Protestan los de la Marea Blanca, las organizaciones que defienden la
sanidad pública, los sindicatos de médicos y enfermeros, los
profesionales que están a pie de Urgencias o de quirófanos... y por
supuesto los pacientes que esperan durante meses una prueba o una
intervención. Que se alce ante ellos impertérrito el consejero Oliván
para negar la mayor y asegurar que todo va como una seda es ya
irrelevante. La credibilidad de este personaje (parte de un gobierno al
que le acaba de estallar el déficit en la cara cuando venía anunciando
lo contrario) está bajo mínimos. La forma en que maneja su departamento,
cesando y nombrando cargos a troche y moche es el reflejo de una
absoluta incompetencia puesta al servicio de una labor evidentemente
destructiva. Dentro de unos años, ese Salud que venía ofreciendo una
asistencia de alta calidad, desarrollada por profesionales de primer
nivel, se habrá devaluado hasta extremos que todavía no podemos
imaginar. Es sin duda uno de los efectos más terribles de la parada de motores ordenada por la presidenta Rudi, aunque no es el único.
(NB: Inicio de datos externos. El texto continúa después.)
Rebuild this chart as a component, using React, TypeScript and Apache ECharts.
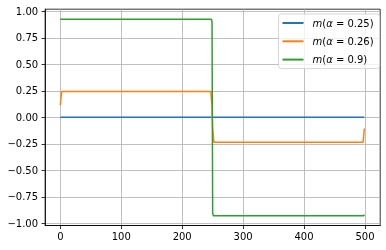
import React, { useEffect, useRef } from "react";
import * as echarts from "echarts";

const seriesNames = ["m(α = 0.25)", "m(α = 0.26)", "m(α = 0.9)"];
const seriesColors = ["#1f77b4", "#ff7f0e", "#2ca02c"];

// [x, m] key points
const blueData: [number, number][] = [
  [0, 0],
  [499, 0],
];
const orangeData: [number, number][] = [
  [0, 0.115],
  [2, 0.243],
  [247, 0.243],
  [249, 0.1],
  [250, -0.1],
  [252, -0.235],
  [497, -0.235],
  [499, -0.105],
];
const greenData: [number, number][] = [
  [0, 0.927],
  [248, 0.927],
  [249, 0.9],
  [250, -0.9],
  [251, -0.928],
  [498, -0.928],
  [499, -0.918],
];

const xTicks = [0, 100, 200, 300, 400, 500];
const yTicks = [-1, -0.75, -0.5, -0.25, 0, 0.25, 0.5, 0.75, 1];

const FONT = "DejaVu Sans";

export default function App() {
  const ref = useRef<HTMLDivElement>(null);
  useEffect(() => {
    if (!ref.current) return;
    const chart = echarts.init(ref.current, undefined, { renderer: "svg" });
    const dataSets = [blueData, orangeData, greenData];
    chart.setOption({
      animation: false,
      grid: {
        left: 45.1,
        right: 5.8,
        top: 9.2,
        bottom: 24.5,
        show: true,
        borderColor: "#000",
        borderWidth: 0.8,
        backgroundColor: "transparent",
      },
      legend: {
        orient: "vertical",
        left: 278.5,
        top: 14,
        icon: "rect",
        itemWidth: 21,
        itemHeight: 2,
        itemGap: 6.3,
        padding: [3, 6, 3, 4],
        backgroundColor: "rgba(255,255,255,0.8)",
        borderColor: "#cccccc",
        borderWidth: 0.8,
        borderRadius: 3,
        data: seriesNames,
        formatter: (name: string) => {
          const v = name.replace("m(α = ", "").replace(")", "");
          return "{it|m}({it|α} = " + v + ")";
        },
        textStyle: {
          fontFamily: FONT,
          fontSize: 10,
          color: "#000",
          lineHeight: 12,
          padding: [0, 0, 0, 4],
          rich: {
            it: { fontFamily: FONT, fontSize: 10, fontStyle: "italic", color: "#000" },
          },
        },
      },
      xAxis: {
        type: "value",
        min: -25,
        max: 525,
        axisLine: { show: true, onZero: false, lineStyle: { color: "#000", width: 0.8 } },
        axisTick: { show: true, length: 3.5, customValues: xTicks, lineStyle: { color: "#000", width: 0.8 } },
        axisLabel: {
          show: true,
          customValues: xTicks,
          margin: 6,
          fontFamily: FONT,
          fontSize: 10,
          color: "#000",
          formatter: (v: number) => String(v),
        },
        splitLine: { show: true, lineStyle: { color: "#b0b0b0", width: 0.8 } },
      },
      yAxis: {
        type: "value",
        min: -1.021,
        max: 1.021,
        axisLine: { show: true, onZero: false, lineStyle: { color: "#000", width: 0.8 } },
        axisTick: { show: true, length: 3.5, customValues: yTicks, lineStyle: { color: "#000", width: 0.8 } },
        axisLabel: {
          show: true,
          customValues: yTicks,
          margin: 7,
          fontFamily: FONT,
          fontSize: 10,
          color: "#000",
          formatter: (v: number) => v.toFixed(2).replace("-", "\u2212"),
        },
        splitLine: { show: true, lineStyle: { color: "#b0b0b0", width: 0.8 } },
      },
      series: seriesNames.map((name, i) => ({
        name,
        type: "line",
        data: dataSets[i],
        symbol: "none",
        color: seriesColors[i],
        lineStyle: { color: seriesColors[i], width: 1.5 },
        itemStyle: { color: seriesColors[i] },
      })),
    });
    return () => chart.dispose();
  }, []);
  return (
    <div
      ref={ref}
      style={{ position: "fixed", left: 0, top: 0, width: 386, height: 250 }}
    />
  );
}
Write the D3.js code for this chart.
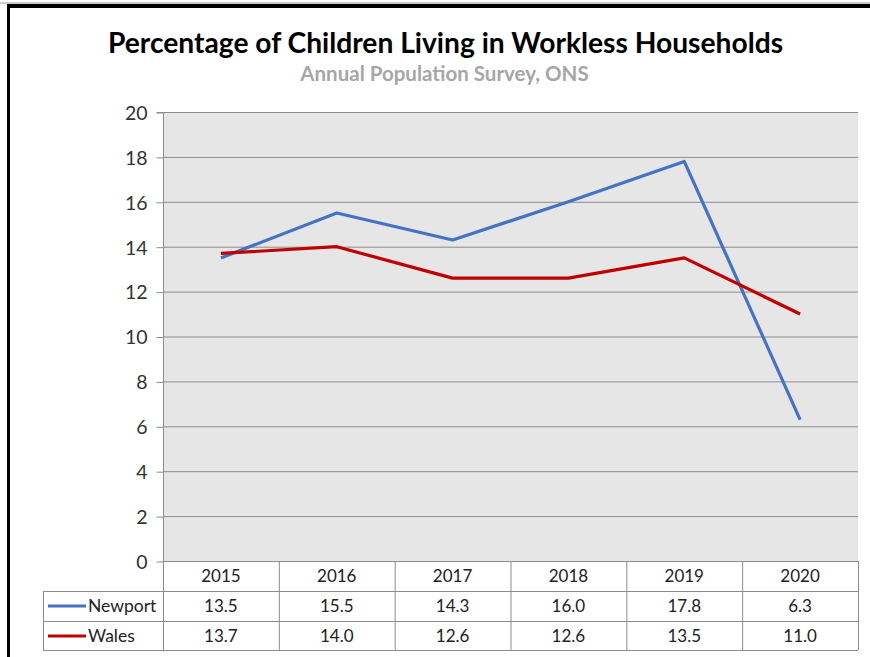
<!DOCTYPE html>
<html><head><meta charset="utf-8">
<script src="https://cdn.jsdelivr.net/npm/d3@7"></script>
<style>body{margin:0;background:#fff}svg{display:block}</style>
</head><body>
<script>
const years = ["2015","2016","2017","2018","2019","2020"];
const newport = [13.5,15.5,14.3,16.0,17.8,6.3];
const wales = [13.7,14.0,12.6,12.6,13.5,11.0];
const yTicks = [0,2,4,6,8,10,12,14,16,18,20];
const seriesNames = ["Newport","Wales"];
const seriesColors = ["#4472c4","#c00000"];

const W=870,H=657;
const svg=d3.select("body").append("svg").attr("width",W).attr("height",H);
const font="Lato, 'Open Sans', sans-serif";

// outer frame lines (top & left)
svg.append("line").attr("x1",0).attr("x2",W).attr("y1",3).attr("y2",3).attr("stroke","#999").attr("stroke-width",1);
svg.append("line").attr("x1",7).attr("x2",W).attr("y1",6).attr("y2",6).attr("stroke","#000").attr("stroke-width",4);
svg.append("line").attr("x1",8.5).attr("x2",8.5).attr("y1",4).attr("y2",H).attr("stroke","#000").attr("stroke-width",3);

const L=163,R=858,T=112,B=561;
const x=d3.scaleBand().domain(years).range([L,R]);
const y=d3.scaleLinear().domain([0,20]).range([B,T]);

svg.append("rect").attr("x",L).attr("y",T).attr("width",R-L).attr("height",B-T).attr("fill","#e6e6e6");

// gridlines
svg.append("g").selectAll("line").data(yTicks.filter(d=>d>0)).join("line")
  .attr("x1",L).attr("x2",R).attr("y1",d=>y(d)+0.5).attr("y2",d=>y(d)+0.5)
  .attr("stroke","#8c8c8c").attr("stroke-width",1);

// y axis
const yAxis=d3.axisLeft(y).tickValues(yTicks).tickSize(7).tickPadding(9).tickFormat(d3.format("d"));
const ga=svg.append("g").attr("transform",`translate(${L+0.5},0.5)`).call(yAxis);
ga.attr("font-size",null).attr("font-family",null);
ga.select(".domain").attr("stroke","#8c8c8c").attr("d",`M-7,${T}H0V${B+90}`);
ga.selectAll(".tick line").attr("stroke","#8c8c8c");
ga.selectAll(".tick text").style("font-family",font).style("font-size","19.5px").attr("fill","#333").attr("dy","0.35em");

// lines
const line=d3.line().x((d,i)=>x(years[i])+x.bandwidth()/2).y(d=>y(d));
[newport,wales].forEach((s,k)=>{
  svg.append("path").datum(s).attr("d",line).attr("fill","none")
    .attr("stroke",seriesColors[k]).attr("stroke-width",3.2).attr("stroke-linejoin","round");
});

// data table
const rowsY=[B,B+30,B+60,B+89];
const tg=svg.append("g").attr("stroke","#8c8c8c").attr("stroke-width",1).attr("fill","none");
tg.append("line").attr("x1",L).attr("x2",R).attr("y1",B+0.5).attr("y2",B+0.5);
rowsY.slice(1).forEach(yy=>tg.append("line").attr("x1",43).attr("x2",R).attr("y1",yy+0.5).attr("y2",yy+0.5));
years.forEach(yr=>tg.append("line").attr("x1",x(yr)+0.5).attr("x2",x(yr)+0.5).attr("y1",B).attr("y2",rowsY[3]));
tg.append("line").attr("x1",R+0.5).attr("x2",R+0.5).attr("y1",B).attr("y2",rowsY[3]);
tg.append("line").attr("x1",43.5).attr("x2",43.5).attr("y1",rowsY[1]).attr("y2",rowsY[3]);

const txt=svg.append("g").attr("font-family",font).attr("font-size",17).attr("fill","#222").attr("text-anchor","middle");
years.forEach(yr=>txt.append("text").attr("x",x(yr)+x.bandwidth()/2).attr("y",B+21).text(yr));
[newport,wales].forEach((s,k)=>{
  s.forEach((v,i)=>txt.append("text").attr("x",x(years[i])+x.bandwidth()/2).attr("y",rowsY[k+1]+21).text(v.toFixed(1)));
  svg.append("line").attr("x1",48).attr("x2",86).attr("y1",rowsY[k+1]+15).attr("y2",rowsY[k+1]+15)
    .attr("stroke",seriesColors[k]).attr("stroke-width",3);
  svg.append("text").attr("x",88).attr("y",rowsY[k+1]+21).attr("font-family",font).attr("font-size",17.5).attr("fill","#222").text(seriesNames[k]);
});

// titles
svg.append("text").attr("x",445.5).attr("y",53).attr("text-anchor","middle").attr("font-family",font)
  .attr("font-weight","bold").attr("font-size",28.2).attr("fill","#000").text("Percentage of Children Living in Workless Households");
svg.append("text").attr("x",444.5).attr("y",81).attr("text-anchor","middle").attr("font-family",font)
  .attr("font-weight","bold").attr("font-size",20.5).attr("fill","#a6a6a6").text("Annual Population Survey, ONS");
</script>
</body></html>
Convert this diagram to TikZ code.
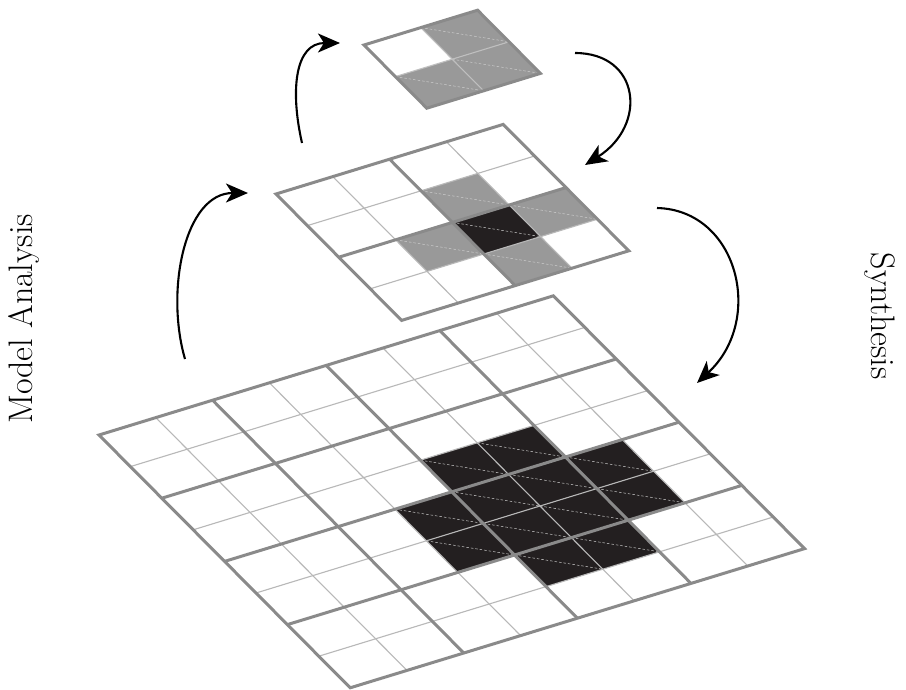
\documentclass[tikz,border=0pt]{standalone}
\usetikzlibrary{arrows.meta}
\definecolor{gfill}{HTML}{999999}
\definecolor{bfill}{HTML}{231F20}
\definecolor{thickc}{HTML}{8A8A8A}
\definecolor{thinc}{HTML}{B8B8B8}
\tikzset{
  thickline/.style={draw=thickc, line width=3pt, line join=miter},
  thinline/.style={draw=thinc, line width=1.1pt},
  diagline/.style={draw=white!80!black, line width=0.5pt, dash pattern=on 2.5pt off 2pt},
  flow/.style={draw=black, line width=2.1pt, -{Stealth[length=22pt,width=19pt,inset=6pt]}},
  lbl/.style={font=\fontsize{34}{40}\selectfont, inner sep=0pt},
  cellvec/.style={x={(56.8pt,17.4pt)}, y={(31.4pt,-31.6pt)}}
}
\newcommand{\gcell}[3]{\fill[#3] (#1,#2) -- ++(1,0) -- ++(0,1) -- ++(-1,0) -- cycle;
  \draw[diagline] (#1,#2) -- ++(1,1);}
\begin{document}
\begin{tikzpicture}[x=1pt,y=-1pt]
\useasboundingbox (0,0) rectangle (906,689);
\fill[white] (0,0) rectangle (906,689);

% large grid 8x8
\begin{scope}[shift={(99pt,-435pt)}, cellvec]
  \foreach \i/\j in {4/3,5/3,3/4,4/4,5/4,6/4,3/5,4/5,5/5,6/5,4/6,5/6}{\gcell{\i}{\j}{bfill}}
  \foreach \k in {1,3,5,7}{\draw[thinline] (\k,0) -- (\k,8); \draw[thinline] (0,\k) -- (8,\k);}
  \foreach \k in {2,4,6}{\draw[thickline] (\k,0) -- (\k,8); \draw[thickline] (0,\k) -- (8,\k);}
  \draw[thickline] (0,0) -- (8,0) -- (8,8) -- (0,8) -- cycle;
\end{scope}

% middle grid 4x4
\begin{scope}[shift={(276pt,-194pt)}, cellvec]
  \foreach \i/\j in {2/1,1/2,3/2,2/3}{\gcell{\i}{\j}{gfill}}
  \gcell{2}{2}{bfill}
  \foreach \k in {1,3}{\draw[thinline] (\k,0) -- (\k,4); \draw[thinline] (0,\k) -- (4,\k);}
  \draw[thickline] (2,0) -- (2,4); \draw[thickline] (0,2) -- (4,2);
  \draw[thickline] (0,0) -- (4,0) -- (4,4) -- (0,4) -- cycle;
\end{scope}

% top grid 2x2
\begin{scope}[shift={(364pt,-45pt)}, cellvec]
  \foreach \i/\j in {1/0,0/1,1/1}{\gcell{\i}{\j}{gfill}}
  \draw[draw=white!75!black, line width=1.1pt] (1,0) -- (1,2);
  \draw[draw=white!75!black, line width=1.1pt] (0,1) -- (2,1);
  \draw[thickline] (0,0) -- (2,0) -- (2,2) -- (0,2) -- cycle;
\end{scope}

% arrows
\coordinate (a1s) at (185,359);
\coordinate (a1e) at (248,193);
\coordinate (a2s) at (302,143);
\coordinate (a2e) at (340,43);
\coordinate (a3s) at (575,53);
\coordinate (a3e) at (585,165);
\coordinate (a4s) at (657,208);
\coordinate (a4e) at (697,383);
\draw[flow] (a1s) .. controls (165,290) and (185,193) .. (a1e);
\draw[flow] (a2s) .. controls (290,90) and (295,43) .. (a2e);
\draw[flow] (a3s) .. controls (640,53) and (648,125) .. (a3e);
\draw[flow] (a4s) .. controls (738,210) and (765,320) .. (a4e);

% labels
\node[lbl, rotate=90] (ma) at (24,319) {Model Analysis};
\node[lbl, rotate=-90] (syn) at (880,316) {Synthesis};
\end{tikzpicture}
\end{document}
No hay datos oficiales (el consejero se niega a darlos), pero desde los
propios colectivos profesionales calculan que 23.571 pacientes están
pendientes de ser operados en Zaragoza. De ellos, 8.479 llevan así más
de medio año. En tan amplio colectivo habrá sin duda personas cuya salud
ha de sufrir un deterioro irreversible en la espera. Miles de enfermos
aguardan a que llegue su turno sometidos a un régimen de dolor físico y
depresión. La gente, desesperada, acude a Urgencias y el servicio se
colapsa. Conveniar con las clínicas privadas pruebas e intervenciones
apenas palía los efectos del colapso que atenaza al sistema público. Por
otro lado, algunas de dichas clínicas no ofrecen ni de cerca el nivel
tecnológico y científico de los grandes hospitales del Salud. ¿Hasta
cuándo va a durar semejante situación? ¿Cómo será posible reparar los
daños?
La sanidad es quizás el ámbito que más sufre la
paralización que actualmente agarrota al Aragón oficial. Pero la
educación y los servicios sociales están sometidos a similar rigor. Las
carreteras se deterioran sin remedio. Decisiones y medidas de estímulo
destinadas a impulsar la actividad económica quedan trabadas por la
burocracia más lenta y espesa que se recuerda en muchos años. La
administración pública aragonesa se arrastra como una vieja tortuga
sometida a constantes cambios en las jefaturas de servicio (donde Rudi y
sus consejeros han perpetrado una auténtica purga con el doble efecto
de reducir la eficacia e incrementar el coste).
Bajo un entramado institucional agarrotado, Aragón se apaga. Ya no cabe hablar de autoestima, sino de supervivencia.